Consequently these major players are looking for opportunities in WA’s growth corridors like Bunbury and Joondalup.

Additional drivers, including the state government’s changes to the planning regulations that govern shopping centres, are also fuelling development and expansion activity in the suburbs. 

The introduction of the activity centres policy allows retail owners to increase the size of their shopping centres as long as an element of residential development is included.

Westfield Group’s ambitious plans to double the size of Whitford City into a busy town centre, transforming it into the biggest retail precinct outside the CBD, was a direct response to the regulatory shift.

Retail analysts agree the policy is likely to support development in centres that already enjoy strong links to major transport arteries, such as Subiaco, Joondalup, Fremantle, Mount Lawley and Victoria Park.

“What will be interesting is there might be opportunities to do things like serviced apartment hotels in areas where there is, for example, a lot of industry; so that could be the opportunity for shopping centres in those areas,” Mr Tsagalis said.

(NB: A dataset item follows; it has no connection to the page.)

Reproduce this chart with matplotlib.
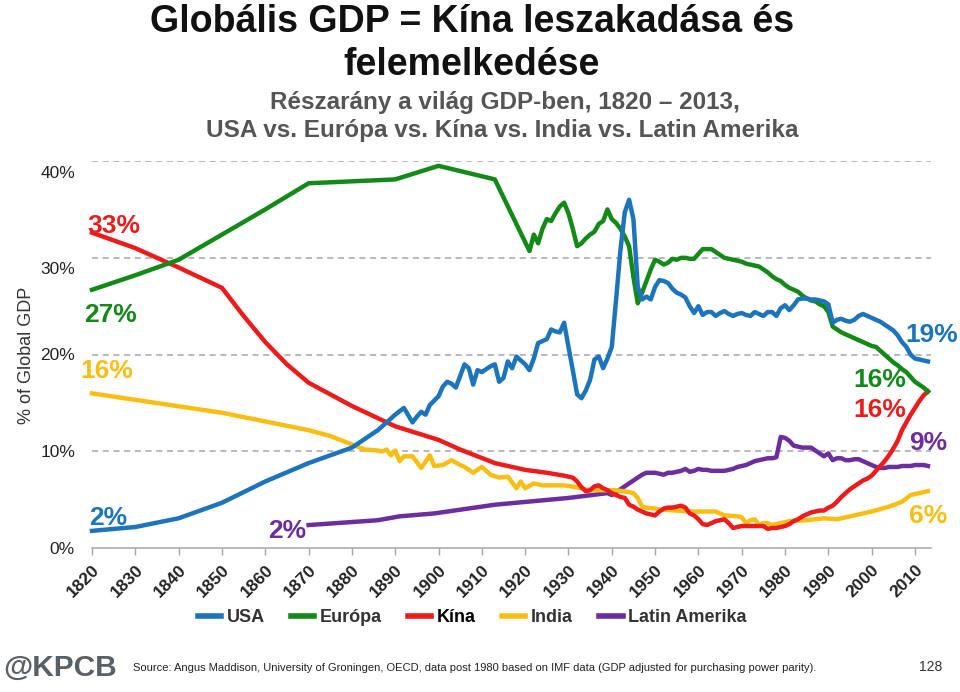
import matplotlib
matplotlib.use("Agg")
import matplotlib.pyplot as plt
from matplotlib.transforms import blended_transform_factory, ScaledTranslation

# adatok: részarány a világ GDP-ben (%)
usa_years = [1820, 1830, 1840, 1850, 1860, 1870, 1880, 1884, 1886, 1888, 1890, 1892, 1894, 1895,
             1896, 1897, 1898, 1900, 1901, 1902, 1903, 1904, 1905, 1906, 1907, 1908, 1909, 1910,
             1911, 1912, 1913, 1914, 1915, 1916, 1917, 1918, 1919, 1920, 1921, 1922, 1923, 1924,
             1925, 1926, 1927, 1928, 1929, 1930, 1931, 1932, 1933, 1934, 1935, 1936, 1937, 1938,
             1939, 1940, 1941, 1942, 1943, 1944, 1945, 1946, 1947, 1948, 1949, 1950, 1951, 1952,
             1953, 1954, 1955, 1956, 1957, 1958, 1959, 1960, 1961, 1962, 1963, 1964, 1965, 1966,
             1967, 1968, 1969, 1970, 1971, 1972, 1973, 1974, 1975, 1976, 1977, 1978, 1979, 1980,
             1981, 1982, 1983, 1984, 1985, 1986, 1987, 1988, 1989, 1990, 1991, 1992, 1993, 1994,
             1995, 1996, 1997, 1998, 1999, 2000, 2001, 2002, 2003, 2004, 2005, 2006, 2007, 2008,
             2009, 2010, 2011, 2012, 2013]
usa_share = [1.8, 2.2, 3.1, 4.7, 6.9, 8.8, 10.4, 11.6, 12.2, 13.0, 13.8, 14.5, 13.0, 13.6,
             14.1, 13.8, 14.8, 15.7, 16.7, 17.2, 17.0, 16.6, 17.8, 19.0, 18.6, 16.9, 18.4, 18.2,
             18.5, 18.8, 19.0, 17.2, 17.6, 19.3, 18.6, 19.8, 19.4, 19.0, 18.4, 19.6, 21.2, 21.4,
             21.6, 22.6, 22.4, 22.3, 23.3, 20.8, 18.4, 15.9, 15.5, 16.3, 17.4, 19.5, 19.8, 18.6,
             19.6, 20.8, 25.7, 30.8, 34.7, 36.0, 34.0, 27.0, 25.7, 26.0, 25.7, 27.0, 27.7, 27.6,
             27.4, 26.8, 26.4, 26.2, 25.9, 25.0, 24.3, 25.0, 24.1, 24.4, 24.4, 24.0, 24.3, 24.5,
             24.2, 24.0, 24.2, 24.3, 24.1, 24.0, 24.4, 24.2, 24.0, 24.4, 24.4, 24.0, 24.8, 25.1,
             24.6, 25.1, 25.7, 25.8, 25.8, 25.7, 25.7, 25.6, 25.5, 25.2, 23.3, 23.6, 23.7, 23.5,
             23.4, 23.6, 24.0, 24.2, 24.0, 23.8, 23.6, 23.4, 23.1, 22.8, 22.5, 22.0, 21.3, 20.8,
             20.0, 19.6, 19.5, 19.4, 19.3]

eur_years = [1820, 1830, 1840, 1850, 1860, 1870, 1880, 1890, 1900, 1913, 1921, 1922, 1923, 1924,
             1925, 1926, 1927, 1928, 1929, 1930, 1931, 1932, 1933, 1934, 1935, 1936, 1937, 1938,
             1939, 1940, 1941, 1942, 1943, 1944, 1945, 1946, 1947, 1948, 1949, 1950, 1951, 1952,
             1953, 1954, 1955, 1956, 1957, 1958, 1959, 1960, 1961, 1962, 1963, 1964, 1965, 1966,
             1967, 1968, 1969, 1970, 1971, 1972, 1973, 1974, 1975, 1976, 1977, 1978, 1979, 1980,
             1981, 1982, 1983, 1984, 1985, 1986, 1987, 1988, 1989, 1990, 1991, 1992, 1993, 1994,
             1995, 1996, 1997, 1998, 1999, 2000, 2001, 2002, 2003, 2004, 2005, 2006, 2007, 2008,
             2009, 2010, 2011, 2012, 2013]
eur_share = [26.7, 28.2, 29.8, 32.4, 35.0, 37.7, 37.9, 38.1, 39.5, 38.1, 30.7, 32.4, 31.5, 33.0,
             34.0, 33.8, 34.6, 35.3, 35.7, 34.6, 33.0, 31.2, 31.5, 32.0, 32.4, 32.7, 33.5, 33.8,
             35.0, 34.0, 33.6, 33.0, 32.2, 31.2, 28.0, 25.3, 26.4, 27.6, 28.8, 29.8, 29.6, 29.3,
             29.5, 29.9, 29.8, 30.0, 30.0, 29.9, 29.9, 30.4, 30.9, 30.9, 30.9, 30.6, 30.3, 30.0,
             29.9, 29.8, 29.7, 29.6, 29.4, 29.3, 29.2, 29.1, 28.8, 28.5, 28.1, 27.8, 27.6, 27.2,
             26.9, 26.7, 26.5, 26.1, 25.8, 25.6, 25.5, 25.2, 25.0, 24.4, 22.9, 22.6, 22.3, 22.1,
             21.9, 21.7, 21.5, 21.3, 21.1, 20.9, 20.8, 20.4, 20.0, 19.6, 19.2, 18.9, 18.5, 18.2,
             17.7, 17.2, 16.9, 16.6, 16.2]

chn_years = [1820, 1830, 1840, 1850, 1855, 1860, 1865, 1870, 1880, 1890, 1900, 1905, 1913, 1920,
             1925, 1929, 1931, 1932, 1933, 1934, 1935, 1936, 1937, 1938, 1939, 1940, 1941, 1942,
             1943, 1944, 1945, 1946, 1947, 1948, 1949, 1950, 1951, 1952, 1953, 1954, 1955, 1956,
             1957, 1958, 1959, 1960, 1961, 1962, 1963, 1964, 1965, 1966, 1967, 1968, 1969, 1970,
             1971, 1972, 1973, 1974, 1975, 1976, 1977, 1978, 1979, 1980, 1981, 1982, 1983, 1984,
             1985, 1986, 1987, 1988, 1989, 1990, 1991, 1992, 1993, 1994, 1995, 1996, 1997, 1998,
             1999, 2000, 2001, 2002, 2003, 2004, 2005, 2006, 2007, 2008, 2009, 2010, 2011, 2012,
             2013]
chn_share = [32.6, 31.0, 29.0, 26.9, 24.0, 21.3, 19.0, 17.1, 14.7, 12.6, 11.2, 10.2, 8.8, 8.1,
             7.8, 7.5, 7.3, 6.9, 6.3, 5.9, 6.0, 6.4, 6.5, 6.2, 6.0, 5.7, 5.5, 5.3,
             5.2, 4.5, 4.3, 4.0, 3.8, 3.6, 3.5, 3.4, 3.8, 4.1, 4.2, 4.2, 4.3, 4.4,
             4.2, 3.6, 3.4, 3.0, 2.5, 2.4, 2.6, 2.8, 2.9, 3.0, 2.6, 2.1, 2.2, 2.3,
             2.3, 2.3, 2.3, 2.3, 2.3, 2.0, 2.1, 2.1, 2.2, 2.3, 2.5, 2.8, 3.0, 3.3,
             3.5, 3.7, 3.8, 3.9, 3.9, 4.2, 4.4, 4.8, 5.3, 5.7, 6.1, 6.4, 6.7, 7.0,
             7.2, 7.5, 8.0, 8.5, 9.0, 9.6, 10.3, 11.1, 12.2, 13.0, 13.8, 14.5, 15.2, 15.8,
             16.2]

ind_years = [1820, 1850, 1870, 1875, 1879, 1883, 1886, 1887, 1888, 1889, 1890, 1891, 1892, 1894,
             1896, 1898, 1899, 1901, 1903, 1905, 1906, 1908, 1910, 1912, 1914, 1916, 1918, 1919,
             1920, 1922, 1924, 1926, 1929, 1932, 1935, 1938, 1941, 1944, 1945, 1946, 1947, 1948,
             1950, 1951, 1955, 1958, 1964, 1966, 1969, 1970, 1971, 1972, 1973, 1974, 1975, 1976,
             1977, 1978, 1979, 1981, 1985, 1989, 1992, 1996, 2000, 2004, 2007, 2009, 2011, 2013]
ind_share = [16.0, 14.0, 12.2, 11.6, 10.9, 10.2, 10.1, 10.0, 10.2, 9.6, 10.1, 9.0, 9.5, 9.5,
             8.3, 9.6, 8.5, 8.6, 9.1, 8.6, 8.4, 7.8, 8.4, 7.6, 7.3, 7.4, 6.2, 6.9,
             6.2, 6.7, 6.5, 6.5, 6.5, 6.3, 6.0, 6.0, 6.0, 5.8, 5.7, 5.2, 4.3, 4.2,
             4.1, 4.0, 3.9, 3.8, 3.8, 3.4, 3.3, 3.2, 2.6, 2.9, 3.0, 2.4, 2.6, 2.6,
             2.4, 2.5, 2.6, 2.8, 2.9, 3.1, 3.0, 3.4, 3.8, 4.3, 4.8, 5.5, 5.7, 5.9]

lat_years = [1870, 1886, 1891, 1899, 1913, 1930, 1939, 1940, 1941, 1942, 1943, 1944, 1945, 1946,
             1947, 1948, 1949, 1950, 1951, 1952, 1953, 1954, 1955, 1956, 1957, 1958, 1959, 1960,
             1961, 1962, 1963, 1964, 1965, 1966, 1967, 1968, 1969, 1970, 1971, 1972, 1973, 1974,
             1975, 1976, 1977, 1978, 1979, 1980, 1981, 1982, 1983, 1984, 1985, 1986, 1987, 1988,
             1989, 1990, 1991, 1992, 1993, 1994, 1995, 1996, 1997, 1998, 1999, 2000, 2001, 2002,
             2003, 2004, 2005, 2006, 2007, 2008, 2009, 2010, 2011, 2012, 2013]
lat_share = [2.4, 2.9, 3.3, 3.6, 4.5, 5.2, 5.7, 5.5, 5.8, 6.1, 6.4, 6.7, 7.0, 7.3,
             7.6, 7.8, 7.8, 7.8, 7.7, 7.6, 7.8, 7.8, 7.9, 8.0, 8.2, 7.9, 8.0, 8.2,
             8.1, 8.1, 8.0, 8.0, 8.0, 8.0, 8.1, 8.2, 8.4, 8.5, 8.6, 8.8, 9.0, 9.1,
             9.2, 9.3, 9.3, 9.4, 11.5, 11.4, 11.1, 10.6, 10.5, 10.4, 10.4, 10.4, 10.1, 9.8,
             9.5, 9.8, 9.1, 9.3, 9.3, 9.1, 9.1, 9.2, 9.2, 9.0, 8.8, 8.6, 8.4, 8.3,
             8.3, 8.4, 8.4, 8.4, 8.5, 8.5, 8.5, 8.6, 8.6, 8.6, 8.5]

series_names = ["USA", "Európa", "Kína", "India", "Latin Amerika"]
colors = ["#1C74BC", "#138A18", "#EC1C1C", "#F9BE14", "#6C2E9E"]
decades = list(range(1820, 2011, 10))
y_ticks = [0, 10, 20, 30, 40]

plt.rcParams["font.family"] = ["Liberation Sans", "DejaVu Sans"]

W, H = 960, 692
fig = plt.figure(figsize=(W / 100, H / 100), dpi=100)


def px(x, y):
    return x / W, 1 - y / H


ax = fig.add_axes([92 / W, 1 - 548.3 / H, (931 - 92) / W, (548.3 - 161) / H])

data = [(usa_years, usa_share), (eur_years, eur_share), (chn_years, chn_share),
        (ind_years, ind_share), (lat_years, lat_share)]
# rajzolási sorrend: Latin Amerika alul, USA felül
for i in [4, 3, 2, 1, 0]:
    yrs, vals = data[i]
    ax.plot(yrs, vals, color=colors[i], lw=3.2, label=series_names[i],
            solid_joinstyle="round", zorder=3 + (4 - i), clip_on=False)

ax.set_xlim(1820, 2013.7)
ax.set_ylim(0, 40)
ax.set_yticks(y_ticks)
ax.set_yticklabels([])
ax.tick_params(axis="y", length=0)
for t in y_ticks[1:]:
    ax.axhline(t, color="#a6a6a6", lw=1.1, ls=(0, (4, 3)), zorder=1)

# y feliratok: a felső kettő kissé lejjebb csúszott, mint az eredetin
ytrans = blended_transform_factory(fig.transFigure, ax.transData)
for t in y_ticks:
    shift = -12 / 100 if t >= 30 else -1 / 100
    fig.text(75 / W, t, f"{t}%", fontsize=12.5, color="#222222", ha="right", va="center",
             transform=ytrans + ScaledTranslation(0, shift, fig.dpi_scale_trans))

ax.set_xticks(decades)
ax.set_xticklabels([str(d) for d in decades], rotation=45, fontsize=12.5,
                   fontweight="bold", color="#222222", ha="right", va="top",
                   rotation_mode="anchor")
ax.tick_params(axis="x", length=5, width=1, color="#a6a6a6", pad=5)

for s in ["top", "right", "left"]:
    ax.spines[s].set_visible(False)
ax.spines["bottom"].set_color("#a6a6a6")
ax.spines["bottom"].set_linewidth(1.1)

fig.text(*px(27, 355), "% of Global GDP", rotation=90, fontsize=13,
         color="#333333", ha="center", va="center")

# cím
fig.text(*px(472, 22), "Globális GDP = Kína leszakadása és", fontsize=27,
         fontweight="bold", ha="center", va="center", color="#111111")
fig.text(*px(472, 65), "felemelkedése", fontsize=27, fontweight="bold",
         ha="center", va="center", color="#111111")
fig.text(*px(505, 103), "Részarány a világ GDP-ben, 1820 – 2013,", fontsize=17.5,
         fontweight="bold", ha="center", va="center", color="#555555")
fig.text(*px(502, 131), "USA vs. Európa vs. Kína vs. India vs. Latin Amerika", fontsize=17.5,
         fontweight="bold", ha="center", va="center", color="#555555")

# végértékek feliratai
labels = [
    (87, 226, "33%", 2), (84, 315, "27%", 1), (80, 371, "16%", 3), (89, 518, "2%", 0),
    (268, 531, "2%", 4), (905, 335, "19%", 0), (853, 380, "16%", 1), (853, 410, "16%", 2),
    (909, 443, "9%", 4), (909, 516, "6%", 3),
]
for x, y, txt, ci in labels:
    fig.text(*px(x, y), txt, fontsize=19, fontweight="bold", color=colors[ci],
             ha="left", va="center", zorder=10)

handles, lbls = ax.get_legend_handles_labels()
order = [series_names.index(n) for n in lbls]
hl = sorted(zip(order, handles, lbls))
leg = fig.legend([h for _, h, _ in hl], [l for _, _, l in hl], loc="center",
                 bbox_to_anchor=px(472, 618), ncol=5, frameon=False,
                 prop={"size": 13, "weight": "bold"}, handlelength=1.3,
                 handletextpad=0.3, columnspacing=1.45)
for line in leg.get_lines():
    line.set_linewidth(4)
for txt in leg.get_texts():
    txt.set_color("#000000" if txt.get_text() == "Kína" else "#333333")

fig.text(*px(3, 668), "@KPCB", fontsize=21.5, fontweight="bold",
         color="#596166", ha="left", va="center")
fig.text(*px(133, 668), "Source: Angus Maddison, University of Groningen, OECD, data post 1980 "
         "based on IMF data (GDP adjusted for purchasing power parity).",
         fontsize=8, color="#222222", ha="left", va="center")
fig.text(*px(942, 667), "128", fontsize=10, color="#333333",
         ha="right", va="center")

fig.savefig("out.png", dpi=100)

And with the construction sector also grappling with tough times, the stars are aligned for shopping centre owners to take advantage of the weak construction sector to negotiate competitive building contracts. 

“The opportunity is in planning those redevelopments now, the majors … have an appetite to expand and they are finding it hard to get locations and they are very keen to be included in (major) expansions,” Mr Tsagalis said. 

“A lot of those negotiations can be relatively quickly completed, it’s the specialty stores that are more difficult.” 

Even though the department stores are some of the poorest performers in all the retail sales data, their success depends on building sales through new store openings and this will drive their continued expansion in WA.

Retail redevelopment and centre expansion plans aren’t without their risks, especially for retailers, many who are already battling to keep their head above water. 

The completion of Brookfield Multiplex and SPB Australia’s massive Claremont Quarter project in February shifted the focus of the upmarket retail precinct away from its historic heart, Bayview Terrace, and cut a number of retailers adrift. 

Retail analysts suggest a similar fate could await retailers on the southern end of Rokeby Road if east coast property developer D2’s plans for the Subiaco Pavilion site gets the green light.

Mr Tsagalis said Subiaco needed to reinvent itself to ensure its continued success once the new football stadium was built at Burswood. 

“If you put that amount of retail into one centre it will have a significant effect,” Mr Tsagalis said. 

“I think naturally because it’s near the train, it’s likely to draw focus down Rokeby Road, but counter-balancing that is the huge increase in working population there so there is now a market during the day.” 

The Property Council of WA is still working on its shopping centre research data but some early analysis of the sector’s growth over the past five years pointed to an undersupply of retail property.  

However, Property Council deputy executive Lino Iacomella said this was likely to be addressed by the major expansion and redevelopment projects already on the table for a number of WA centres.

“Up until this year shopping centre growth has been capped at around the size of Carousel, that’s why there are about eight at the same size and that policy no longer applies and centres can now grow to their capacity,” he said.

“The best example of that is the Claremont Quarter, which has apartments in the centre … and we will see more of that and it’s the big policy story that will be directing the development of retail in WA.”  Mr Iacomella said the policy shift was driving investment from a number of the large retail property developers, such as Lend Lease, Westfield and AMP.  

“Lend Lease in particular has been significant in their acquisitions in Perth in the last couple of years, including Joondalup and they are an example of a institutional companies now looking more favourably in WA,” he said.

Despite this the Property Council is still looking for further reform in the sector, specifically the deregulation of retail trading hours and more investment in vital transport infrastructure.